━━━━━ DATASET EXTRACT
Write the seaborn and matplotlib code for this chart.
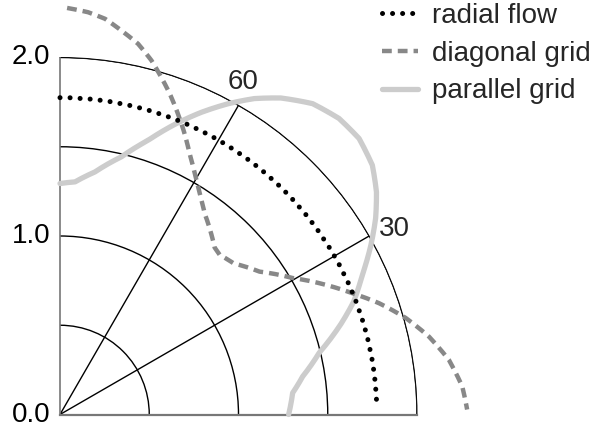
import numpy as np
import matplotlib
matplotlib.use("Agg")
import matplotlib.pyplot as plt
import seaborn as sns

# -------------------- DATA --------------------
# (angle in degrees, radius) pairs
parallel_angles = [90.0, 86.3, 81.8, 76.6, 72.2, 68.5, 64.9, 61.6, 58.4, 55.1, 50.9, 46.7,
                   42.7, 38.6, 35.1, 31.9, 28.6, 24.8, 21.0, 17.9, 13.4, 8.9, 5.3, 0.0]
parallel_grid = [1.294, 1.306, 1.373, 1.484, 1.613, 1.745, 1.870, 1.979, 2.078, 2.162, 2.244, 2.279,
                 2.280, 2.239, 2.167, 2.083, 1.984, 1.866, 1.762, 1.655, 1.493, 1.376, 1.309, 1.281]

diagonal_angles = [89.0, 86.0, 83.5, 80.9, 78.1, 75.5, 73.3, 71.1, 68.6, 66.1, 63.6, 60.8, 57.7, 54.3,
                   50.2, 47.2, 45.0, 41.0, 35.6, 30.4, 26.0, 22.5, 19.2, 15.6, 11.9, 8.0, 4.0, 0.7]
diagonal_grid = [2.278, 2.259, 2.231, 2.178, 2.122, 2.048, 1.973, 1.899, 1.810, 1.722, 1.632, 1.547, 1.465, 1.388,
                 1.322, 1.275, 1.265, 1.290, 1.375, 1.511, 1.657, 1.774, 1.894, 2.011, 2.113, 2.200, 2.259, 2.281]

flow_angles = [90, 75, 60, 45, 30, 15, 2]
radial_flow = [1.775, 1.775, 1.775, 1.775, 1.775, 1.775, 1.775]

r_ticks = [0.0, 0.5, 1.0, 1.5, 2.0]
r_tick_labels = ["0.0", "", "1.0", "", "2.0"]
theta_ticks = [30, 60]
theta_tick_labels = ["30", "60"]

# -------------------- STYLE --------------------
sns.set_theme(style="white")
plt.rcParams["font.family"] = ["Liberation Sans", "DejaVu Sans"]

fig = plt.figure(figsize=(5.92, 4.32), dpi=100)
ax = fig.add_axes([60 / 592, 17 / 432, 357 / 592, 358 / 432], projection="polar")

# -------------------- CURVES --------------------
sns.lineplot(x=np.deg2rad(parallel_angles), y=parallel_grid, ax=ax, sort=False,
             color="#cccccc", lw=3.8, clip_on=False, zorder=3, label="parallel grid")
sns.lineplot(x=np.deg2rad(diagonal_angles), y=diagonal_grid, ax=ax, sort=False,
             color="#888888", lw=3.2, linestyle=(0, (2.2, 1.35)), clip_on=False,
             zorder=4, label="diagonal grid")
sns.lineplot(x=np.deg2rad(flow_angles), y=radial_flow, ax=ax, sort=False,
             color="black", lw=3.6, linestyle=(0, (0.01, 2.0)), dash_capstyle="round",
             clip_on=False, zorder=5, label="radial flow")

# follow the polar arcs between the read points instead of straight chords
for line in ax.lines:
    line._path._interpolation_steps = 12
    line.set_solid_joinstyle("round")

# -------------------- AXES --------------------
ax.set_thetamin(0)
ax.set_thetamax(90)
ax.set_rlim(0, 2)
ax.set_rticks(r_ticks)
ax.set_yticklabels(r_tick_labels)
ax.set_thetagrids(theta_ticks, labels=["", ""])

ax.grid(True, color="black", lw=1.0)
for i in (0, 4):
    ax.yaxis.get_major_ticks()[i].gridline.set_visible(False)

ax.tick_params(length=0, labelsize=20, colors="black")
ax.tick_params(axis="y", labelleft=False, labelright=True, pad=7)

# angle labels sit just outside the outer arc
label_offsets = {"30": (18, 5), "60": (3, 17)}
for ang, txt in zip(theta_ticks, theta_tick_labels):
    ax.annotate(txt, xy=(np.deg2rad(ang), 2.0), xytext=label_offsets[txt],
                textcoords="offset points", ha="center", va="center",
                fontsize=20, annotation_clip=False)

ax.spines["polar"].set(color="black", lw=0.7)
ax.spines["start"].set(color="#777777", lw=1.6)
ax.spines["end"].set(color="#777777", lw=1.2)

handles, labels = ax.get_legend_handles_labels()
order = [2, 1, 0]
ax.legend([handles[i] for i in order], [labels[i] for i in order],
          loc="upper left", bbox_to_anchor=(382 / 592, 1 - 3 / 432),
          bbox_transform=fig.transFigure, frameon=False, fontsize=20,
          handlelength=1.3, handletextpad=0.5, labelspacing=0.42,
          borderpad=0, borderaxespad=0)

fig.savefig("out.png", dpi=100)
━━━━━━━━━━
## WHAT THE TASK ASKS:
Restate the whole of the material word for word without the pictures.

## OUTPUT OF THE TASK:
Write the seaborn and matplotlib code for this chart.
import numpy as np
import matplotlib
matplotlib.use("Agg")
import matplotlib.pyplot as plt
import seaborn as sns

# -------------------- DATA --------------------
# (angle in degrees, radius) pairs
parallel_angles = [90.0, 86.3, 81.8, 76.6, 72.2, 68.5, 64.9, 61.6, 58.4, 55.1, 50.9, 46.7,
                   42.7, 38.6, 35.1, 31.9, 28.6, 24.8, 21.0, 17.9, 13.4, 8.9, 5.3, 0.0]
parallel_grid = [1.294, 1.306, 1.373, 1.484, 1.613, 1.745, 1.870, 1.979, 2.078, 2.162, 2.244, 2.279,
                 2.280, 2.239, 2.167, 2.083, 1.984, 1.866, 1.762, 1.655, 1.493, 1.376, 1.309, 1.281]

diagonal_angles = [89.0, 86.0, 83.5, 80.9, 78.1, 75.5, 73.3, 71.1, 68.6, 66.1, 63.6, 60.8, 57.7, 54.3,
                   50.2, 47.2, 45.0, 41.0, 35.6, 30.4, 26.0, 22.5, 19.2, 15.6, 11.9, 8.0, 4.0, 0.7]
diagonal_grid = [2.278, 2.259, 2.231, 2.178, 2.122, 2.048, 1.973, 1.899, 1.810, 1.722, 1.632, 1.547, 1.465, 1.388,
                 1.322, 1.275, 1.265, 1.290, 1.375, 1.511, 1.657, 1.774, 1.894, 2.011, 2.113, 2.200, 2.259, 2.281]

flow_angles = [90, 75, 60, 45, 30, 15, 2]
radial_flow = [1.775, 1.775, 1.775, 1.775, 1.775, 1.775, 1.775]

r_ticks = [0.0, 0.5, 1.0, 1.5, 2.0]
r_tick_labels = ["0.0", "", "1.0", "", "2.0"]
theta_ticks = [30, 60]
theta_tick_labels = ["30", "60"]

# -------------------- STYLE --------------------
sns.set_theme(style="white")
plt.rcParams["font.family"] = ["Liberation Sans", "DejaVu Sans"]

fig = plt.figure(figsize=(5.92, 4.32), dpi=100)
ax = fig.add_axes([60 / 592, 17 / 432, 357 / 592, 358 / 432], projection="polar")

# -------------------- CURVES --------------------
sns.lineplot(x=np.deg2rad(parallel_angles), y=parallel_grid, ax=ax, sort=False,
             color="#cccccc", lw=3.8, clip_on=False, zorder=3, label="parallel grid")
sns.lineplot(x=np.deg2rad(diagonal_angles), y=diagonal_grid, ax=ax, sort=False,
             color="#888888", lw=3.2, linestyle=(0, (2.2, 1.35)), clip_on=False,
             zorder=4, label="diagonal grid")
sns.lineplot(x=np.deg2rad(flow_angles), y=radial_flow, ax=ax, sort=False,
             color="black", lw=3.6, linestyle=(0, (0.01, 2.0)), dash_capstyle="round",
             clip_on=False, zorder=5, label="radial flow")

# follow the polar arcs between the read points instead of straight chords
for line in ax.lines:
    line._path._interpolation_steps = 12
    line.set_solid_joinstyle("round")

# -------------------- AXES --------------------
ax.set_thetamin(0)
ax.set_thetamax(90)
ax.set_rlim(0, 2)
ax.set_rticks(r_ticks)
ax.set_yticklabels(r_tick_labels)
ax.set_thetagrids(theta_ticks, labels=["", ""])

ax.grid(True, color="black", lw=1.0)
for i in (0, 4):
    ax.yaxis.get_major_ticks()[i].gridline.set_visible(False)

ax.tick_params(length=0, labelsize=20, colors="black")
ax.tick_params(axis="y", labelleft=False, labelright=True, pad=7)

# angle labels sit just outside the outer arc
label_offsets = {"30": (18, 5), "60": (3, 17)}
for ang, txt in zip(theta_ticks, theta_tick_labels):
    ax.annotate(txt, xy=(np.deg2rad(ang), 2.0), xytext=label_offsets[txt],
                textcoords="offset points", ha="center", va="center",
                fontsize=20, annotation_clip=False)

ax.spines["polar"].set(color="black", lw=0.7)
ax.spines["start"].set(color="#777777", lw=1.6)
ax.spines["end"].set(color="#777777", lw=1.2)

handles, labels = ax.get_legend_handles_labels()
order = [2, 1, 0]
ax.legend([handles[i] for i in order], [labels[i] for i in order],
          loc="upper left", bbox_to_anchor=(382 / 592, 1 - 3 / 432),
          bbox_transform=fig.transFigure, frameon=False, fontsize=20,
          handlelength=1.3, handletextpad=0.5, labelspacing=0.42,
          borderpad=0, borderaxespad=0)

fig.savefig("out.png", dpi=100)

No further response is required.